Transcribe all of the data exactly. Omit the pictures.

Collected data start

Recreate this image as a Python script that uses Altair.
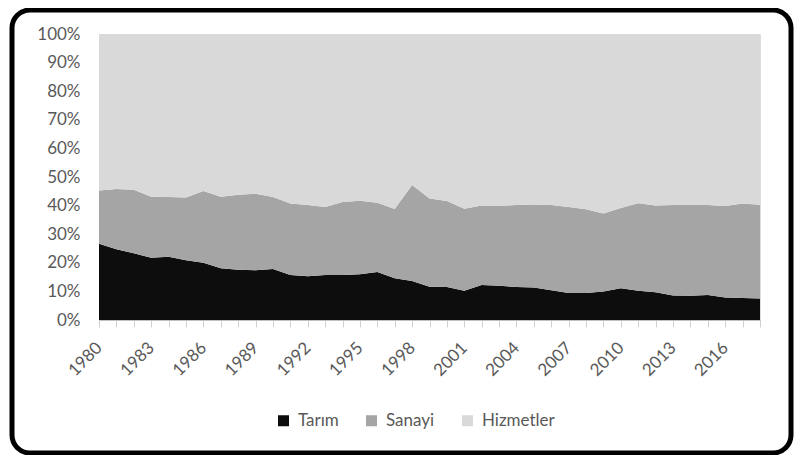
import altair as alt
import pandas as pd

years = list(range(1980, 2019))
tarim = [26.7, 24.7, 23.3, 21.8, 22.1, 20.9, 20.0, 18.1, 17.6, 17.4,
         17.8, 15.7, 15.3, 15.7, 15.7, 16.0, 16.8, 14.6, 13.6, 11.6,
         11.5, 10.2, 12.2, 12.0, 11.5, 11.4, 10.4, 9.4, 9.4, 10.0,
         11.1, 10.2, 9.7, 8.6, 8.5, 8.7, 7.9, 7.7, 7.5]
sanayi = [18.6, 21.1, 22.2, 21.3, 20.9, 21.9, 25.1, 25.0, 26.2, 26.7,
          25.2, 25.0, 24.9, 23.8, 25.6, 25.7, 24.2, 24.2, 33.6, 30.9,
          30.1, 28.7, 27.8, 27.9, 28.7, 29.0, 29.8, 30.1, 29.3, 27.2,
          28.1, 30.6, 30.3, 31.6, 31.7, 31.5, 32.0, 33.0, 32.8]
hizmetler = [round(100 - t - s, 1) for t, s in zip(tarim, sanayi)]

series = ["Tarım", "Sanayi", "Hizmetler"]
colors = ["#0d0d0d", "#a5a5a5", "#d9d9d9"]
label_years = list(range(1980, 2017, 3))

rows = []
for i, (name, vals) in enumerate(zip(series, [tarim, sanayi, hizmetler])):
    for y, v in zip(years, vals):
        rows.append({"Yıl": y, "Sektör": name, "Pay": v, "ord": i})
df = pd.DataFrame(rows)

FONT = "Lato"
TXT = "#595959"

area = alt.Chart(df).mark_area(interpolate="linear").encode(
    x=alt.X("Yıl:Q",
            scale=alt.Scale(domain=[1980, 2018], nice=False, zero=False),
            axis=alt.Axis(values=years, format="d", labelAngle=-45,
                          labelAlign="right", labelBaseline="middle",
                          labelExpr="indexof(" + str(label_years) + ", datum.value) >= 0 ? datum.label : ''",
                          grid=False, domainColor="#bfbfbf", tickColor="#d0d0d0",
                          tickSize=7, labelColor=TXT, labelFontSize=17, labelFont=FONT,
                          labelPadding=18, labelOffset=0, title=None,
                          labelOverlap=False, labelBound=False)),
    y=alt.Y("Pay:Q", stack="normalize",
            scale=alt.Scale(domain=[0, 1]),
            axis=alt.Axis(values=[i / 10 for i in range(11)], format=".0%", grid=False,
                          domain=False, ticks=False, labelPadding=19, labelColor=TXT,
                          labelFontSize=17, labelFont=FONT, title=None)),
    color=alt.Color("Sektör:N", scale=alt.Scale(domain=series, range=colors),
                    legend=alt.Legend(title=None, orient="none", direction="horizontal",
                                      legendX=176, legendY=378, symbolType="square",
                                      symbolSize=121, symbolStrokeWidth=0, labelFontSize=17,
                                      labelFont=FONT, labelColor=TXT, labelOffset=6,
                                      columnPadding=24, padding=0, symbolOpacity=1)),
    order=alt.Order("ord:Q", sort="ascending"),
)

frame = alt.Chart(pd.DataFrame({"k": [0]})).mark_rect(
    fill=None, stroke="#000000", strokeWidth=5, cornerRadius=18
).encode(
    x=alt.value(-87), x2=alt.value(692), y=alt.value(-24), y2=alt.value(419)
)

chart = alt.layer(area, frame).properties(
    width=661, height=286,
    autosize=alt.AutoSizeParams(type="none"),
    padding={"left": 91, "top": 26, "right": 34, "bottom": 135},
).configure_view(stroke=None).configure(background="white")

chart.save("out.html", embed_options={"renderer": "svg", "actions": False})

Collected data end

> Task output:
Recreate this image as a Python script that uses Altair.
import altair as alt
import pandas as pd

years = list(range(1980, 2019))
tarim = [26.7, 24.7, 23.3, 21.8, 22.1, 20.9, 20.0, 18.1, 17.6, 17.4,
         17.8, 15.7, 15.3, 15.7, 15.7, 16.0, 16.8, 14.6, 13.6, 11.6,
         11.5, 10.2, 12.2, 12.0, 11.5, 11.4, 10.4, 9.4, 9.4, 10.0,
         11.1, 10.2, 9.7, 8.6, 8.5, 8.7, 7.9, 7.7, 7.5]
sanayi = [18.6, 21.1, 22.2, 21.3, 20.9, 21.9, 25.1, 25.0, 26.2, 26.7,
          25.2, 25.0, 24.9, 23.8, 25.6, 25.7, 24.2, 24.2, 33.6, 30.9,
          30.1, 28.7, 27.8, 27.9, 28.7, 29.0, 29.8, 30.1, 29.3, 27.2,
          28.1, 30.6, 30.3, 31.6, 31.7, 31.5, 32.0, 33.0, 32.8]
hizmetler = [round(100 - t - s, 1) for t, s in zip(tarim, sanayi)]

series = ["Tarım", "Sanayi", "Hizmetler"]
colors = ["#0d0d0d", "#a5a5a5", "#d9d9d9"]
label_years = list(range(1980, 2017, 3))

rows = []
for i, (name, vals) in enumerate(zip(series, [tarim, sanayi, hizmetler])):
    for y, v in zip(years, vals):
        rows.append({"Yıl": y, "Sektör": name, "Pay": v, "ord": i})
df = pd.DataFrame(rows)

FONT = "Lato"
TXT = "#595959"

area = alt.Chart(df).mark_area(interpolate="linear").encode(
    x=alt.X("Yıl:Q",
            scale=alt.Scale(domain=[1980, 2018], nice=False, zero=False),
            axis=alt.Axis(values=years, format="d", labelAngle=-45,
                          labelAlign="right", labelBaseline="middle",
                          labelExpr="indexof(" + str(label_years) + ", datum.value) >= 0 ? datum.label : ''",
                          grid=False, domainColor="#bfbfbf", tickColor="#d0d0d0",
                          tickSize=7, labelColor=TXT, labelFontSize=17, labelFont=FONT,
                          labelPadding=18, labelOffset=0, title=None,
                          labelOverlap=False, labelBound=False)),
    y=alt.Y("Pay:Q", stack="normalize",
            scale=alt.Scale(domain=[0, 1]),
            axis=alt.Axis(values=[i / 10 for i in range(11)], format=".0%", grid=False,
                          domain=False, ticks=False, labelPadding=19, labelColor=TXT,
                          labelFontSize=17, labelFont=FONT, title=None)),
    color=alt.Color("Sektör:N", scale=alt.Scale(domain=series, range=colors),
                    legend=alt.Legend(title=None, orient="none", direction="horizontal",
                                      legendX=176, legendY=378, symbolType="square",
                                      symbolSize=121, symbolStrokeWidth=0, labelFontSize=17,
                                      labelFont=FONT, labelColor=TXT, labelOffset=6,
                                      columnPadding=24, padding=0, symbolOpacity=1)),
    order=alt.Order("ord:Q", sort="ascending"),
)

frame = alt.Chart(pd.DataFrame({"k": [0]})).mark_rect(
    fill=None, stroke="#000000", strokeWidth=5, cornerRadius=18
).encode(
    x=alt.value(-87), x2=alt.value(692), y=alt.value(-24), y2=alt.value(419)
)

chart = alt.layer(area, frame).properties(
    width=661, height=286,
    autosize=alt.AutoSizeParams(type="none"),
    padding={"left": 91, "top": 26, "right": 34, "bottom": 135},
).configure_view(stroke=None).configure(background="white")

chart.save("out.html", embed_options={"renderer": "svg", "actions": False})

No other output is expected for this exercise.